We are talking about the process for changing up an
incorrectly-entered natural primary key, for whatever reason that
might be.

On Wed, Apr 4, 2012 at 9:36 AM, Durchholz, Joachim
<joachim.durchh...@hennig-fahrzeugteile.de> wrote:
> Seems like everybody is looking at the institutions that can't keep their 
> numbers constant.
>
> Give it a break.
> Ordinal numbers of chemical elements cannot change, by definition.

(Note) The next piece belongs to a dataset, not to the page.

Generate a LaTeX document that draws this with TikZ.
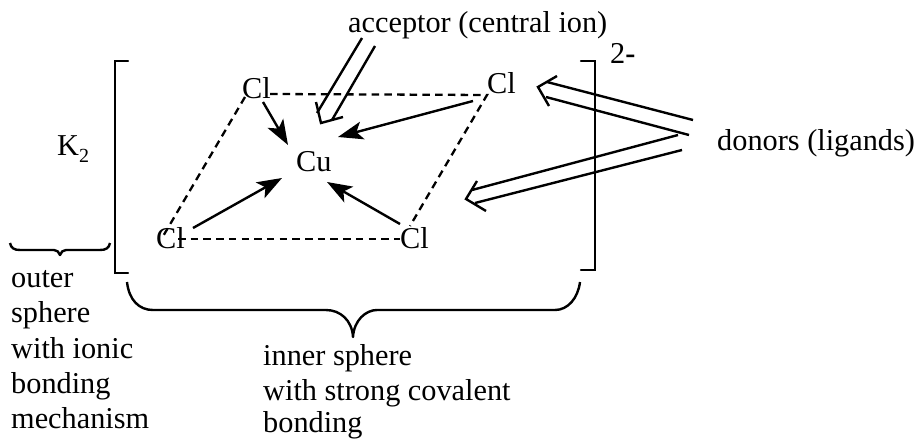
\documentclass[tikz,border=0pt]{standalone}
\usepackage{fontspec}
\setmainfont{Liberation Serif}
\usetikzlibrary{arrows.meta}
\tikzset{
  x=1pt,y=-1pt,
  lbl/.style={inner sep=0pt,anchor=base west,font=\fontsize{30.3}{30.3}\selectfont},
  bracketline/.style={line width=2.2pt,line cap=round,line join=miter},
  bondarrow/.style={line width=2.4pt,-{Stealth[length=25pt,width=18pt,inset=6pt]}},
  dash bond/.style={line width=2.3pt,dash pattern=on 7.5pt off 5.2pt},
  hollow/.style={line width=2.4pt},
  brace/.style={line width=2.4pt,line join=round}
}
\begin{document}
\begin{tikzpicture}
\useasboundingbox (0,0) rectangle (917,439);
\node[lbl] (acc) at (348,32) {acceptor (central ion)};
\node[lbl] (don) at (717,150) {donors (ligands)};
\node[lbl] (k) at (57,155) {K\raisebox{-7pt}{\fontsize{20}{20}\selectfont 2}};
\node[lbl] (chg) at (610,63) {2\textbf{-}};
\node[lbl] (cu) at (296,171) {Cu};
\node[lbl] (cla) at (242,98) {Cl};
\node[lbl] (clb) at (487,93) {Cl};
\node[lbl] (clc) at (156,248) {Cl};
\node[lbl] (cld) at (400,248) {Cl};
\node[lbl] (o1) at (11,287) {outer};
\node[lbl] (o2) at (11,322) {sphere};
\node[lbl] (o3) at (11,358) {with ionic};
\node[lbl] (o4) at (11,393) {bonding};
\node[lbl] (o5) at (11,428) {mechanism};
\node[lbl] (i1) at (263,365) {inner sphere};
\node[lbl] (i2) at (263,400) {with strong covalent};
\node[lbl] (i3) at (263,432) {bonding};
\coordinate (d1) at (270,94); \coordinate (d2) at (487,95);
\coordinate (d3) at (410,226); \coordinate (d4) at (178,239);
\coordinate (d5) at (400,239); \coordinate (d6) at (245,97);
\coordinate (d7) at (162,238);
\draw[dash bond] (d1) -- (d2) -- (d3);
\draw[dash bond] (d4) -- (d5);
\draw[dash bond] (d6) -- (d7);
\coordinate (cua) at (288,145); \coordinate (cub) at (338,137);
\coordinate (cuc) at (282,178); \coordinate (cud) at (327,182);
\coordinate (sa) at (263,102); \coordinate (sb) at (473,101);
\coordinate (sc) at (193,228); \coordinate (sd) at (400,224);
\draw[bondarrow] (sa) -- (cua);
\draw[bondarrow] (sb) -- (cub);
\draw[bondarrow] (sc) -- (cuc);
\draw[bondarrow] (sd) -- (cud);
\draw[bracketline] (128,61) -- (115,61) -- (115,273) -- (128,273);
\draw[bracketline] (581,61) -- (595,61) -- (595,270) -- (581,270);
% hollow arrows
\draw[hollow] (362,38) -- (317,113) (375,46) -- (332,120);
\draw[hollow] (316,102) -- (321,123) -- (343,117);
\draw[hollow] (693,120) -- (547,82) (689,135) -- (546,97);
\draw[hollow] (557,76) -- (538,87) -- (549,106);
\draw[hollow] (678,135) -- (472,190) (682,150) -- (475,203);
\draw[hollow] (477,181) -- (466,199) -- (486,211);
% braces
\draw[brace] (10,243) .. controls (11,248) and (14,250) .. (20,250) -- (54,250)
  .. controls (57,250) and (59,252) .. (60,255) .. controls (61,252) and (63,250) .. (66,250)
  -- (100,250) .. controls (106,250) and (109,248) .. (110,243);
\draw[brace] (127,282) .. controls (129,300) and (139,310) .. (153,310) -- (326,310)
  .. controls (340,310) and (352,320) .. (353,337) .. controls (354,320) and (366,310) .. (377,310)
  -- (555,310) .. controls (568,310) and (578,298) .. (580,282);
\end{tikzpicture}
\end{document}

> I may be too optimistic about ISBNs and EANs. Haven't dealt with them and 
> don't know how reliable their issuers are. I guess if they are using their 
> own numbers in a PK in any table that's moderately important, they should 
> catch any duplicates before they make it into the wild. SSNs are issued 
> decentrally, so I'm not surprised they aren't unique; ID cards are issued 
> centrally and managed centrally, so the risk of getting caught in a goof-up 
> is considerably smaller.
>
> Oh, and if you're a company caught in the SSN goof-up, using a synthetic key 
> wouldn't have helped in the least. There is no better ID available when it 
> comes to US citizens, so if you're using data from external sources, your 
> data will be goofed up anyway.
> Things are different if you never use the SSN in external communication to 
> other databases. However, even then you'll never know whether the persons 
> with the same SSN are the same (just changed name and location) or not; 
> there's no better way to identify US citizens, and a synthetic PK won't help 
> you much to resolve that kind of issue!